Additive multilayer boards have been made by the "mass molding" technique. The conductive patterns for the inner layers were etched in a subtractive process. The inner layers were laminated together as in the regular "mass molding" technique, but the outer surfaces were C-staged epoxy coated glass cloth, not copper. These "mass molded" packages were finished by additive printed wiring board manufacturers who applied first a plating adhesive to each surface, next drilled the through holes, and then applied a plating resist and plated the conductive pattern on the outer surfaces and through the holes to complete the multilayer board. This manufacturing procedure did not offer significant price or functional advantages over fully subtractive "mass molded" multilayer board manufacturing and has not been widely adopted. A multilayer board made by an additive process and the "mass molding" technique has a different appearance from multilayer boards made by the subtractive processes.

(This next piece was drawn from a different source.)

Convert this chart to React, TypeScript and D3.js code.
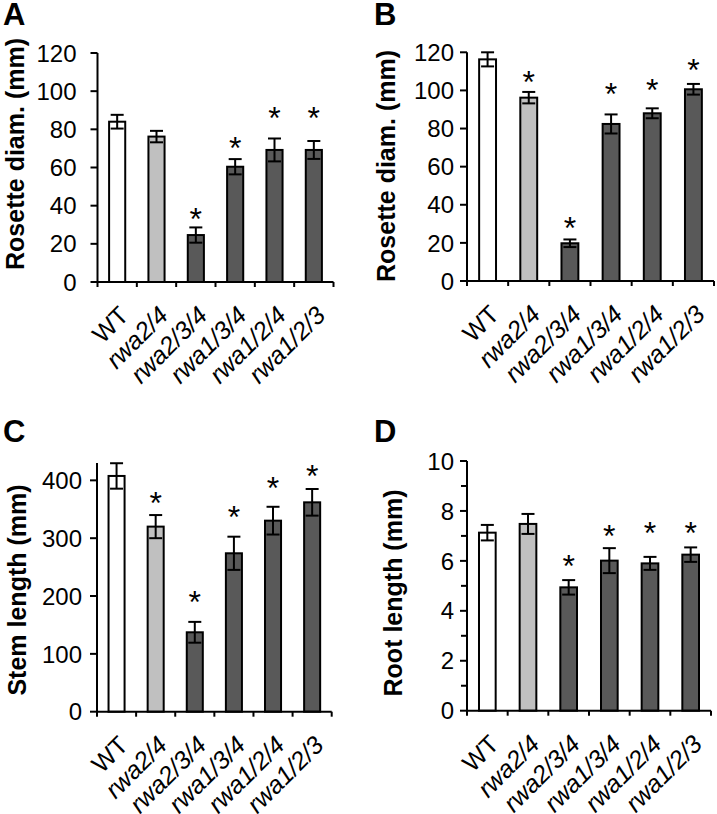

Other methods of making multilayer printed wiring boards start with a thicker inner layer laminate (0.2 mm to 1 mm thick) which is copper clad on both sides. The inner layer conductive patterns are etched. Instead of laminating all the layers together in a laminating press, the layers are built up sequentially on the thick inner layer laminate by adding in sequence, an insulating layer, and then another conductive pattern layer. The conductive pattern is added either by fully-additive, semi-additive or subtractive processes. In the fully-additive processes, the conductive pattern is plated directly. In the semi-additive and subtractive processes, a complete layer of copper is applied over the insulating layer and then the conductive pattern established by plating and etching. Multilayer boards made sequentially by either fully-additive processes or semi-additive processes have a distinct different appearance which is obvious to the purchaser or user.
Multilayer printed wiring boards are commonly provided with internal ground and power planes. These internal planes are frequently solid sheets of copper only interrupted by clearance holes (the perforations required for electrically isolating the through hole pattern of the printed wiring board). These ground and power planes provide power voltage and current and ground connections for the components of the multilayer printed circuit. A second function of the ground and power planes is to provide electromagnetic shielding for the multilayer printed circuit board and reduce the electromagnetic and radio frequency interference. Multiple ground and power planes and additional ground planes or shields on the surface layers with the conductive pattern are common.
When components are mounted on a multilayer printed wiring board and mass soldered in place at temperatures in the range of 275.degree. C., a severe thermal shock is applied to the insulating layers placed between two copper planes, such as the insulating layer between an internal ground plane and ground shield on the surface surrounding the conductor pattern. Frequently, delamination will occur and blisters will form between the ground shield on the surface and the internal ground or power plane. Delamination and blistering has been a problem with multilayers made by the fully-additive, semi-additive or subtractive sequential processes.
In the multilayer printed wiring board, an application of strongly adherent oxide layers on copper has been adopted to enhance the bond between the copper conductive patterns and the insulating layers. The oxide layers are used in the press laminating processes as well as the sequential processes. Such strongly adherent oxide layers are usually applied by immersing the copper surface in hot (40.degree.-110.degree. C.), strongly alkaline, hypochlorite solutions. This immersion produces an adherent, black, dendritic, oxide layer with a high surface area for adhering to organic films, coatings and laminated layers. In the printed wiring industry, this oxide layer is commonly called "black oxide".
The black oxide layer is subject to attack by solutions which dissolve copper oxides. Use of such solutions are necessary in multilayer board manufacturing. In multilayer board manufacturing, the inner copper planes are coated with black oxide, and the outer layers of insulator and copper laminated over them. When holes are drilled through the multilayer laminate and the hole walls are plated to create electrical connections to the inner copper planes, the plating and cleaning solutions dissolve the black oxide surrounding the holes and leave a non-adherent ring around the hole. This is known in the industry as "pink ring" because a pink ring of copper is visible in the pattern of black oxide coated copper. At the pink ring, there is no adhesion between the copper plane and the laminated insulating layer over it. Ionic contamination and failure of insulation between holes occur where pink ring is found. Pink ring has been a severe problem for additively and sequentially manufactured multilayers.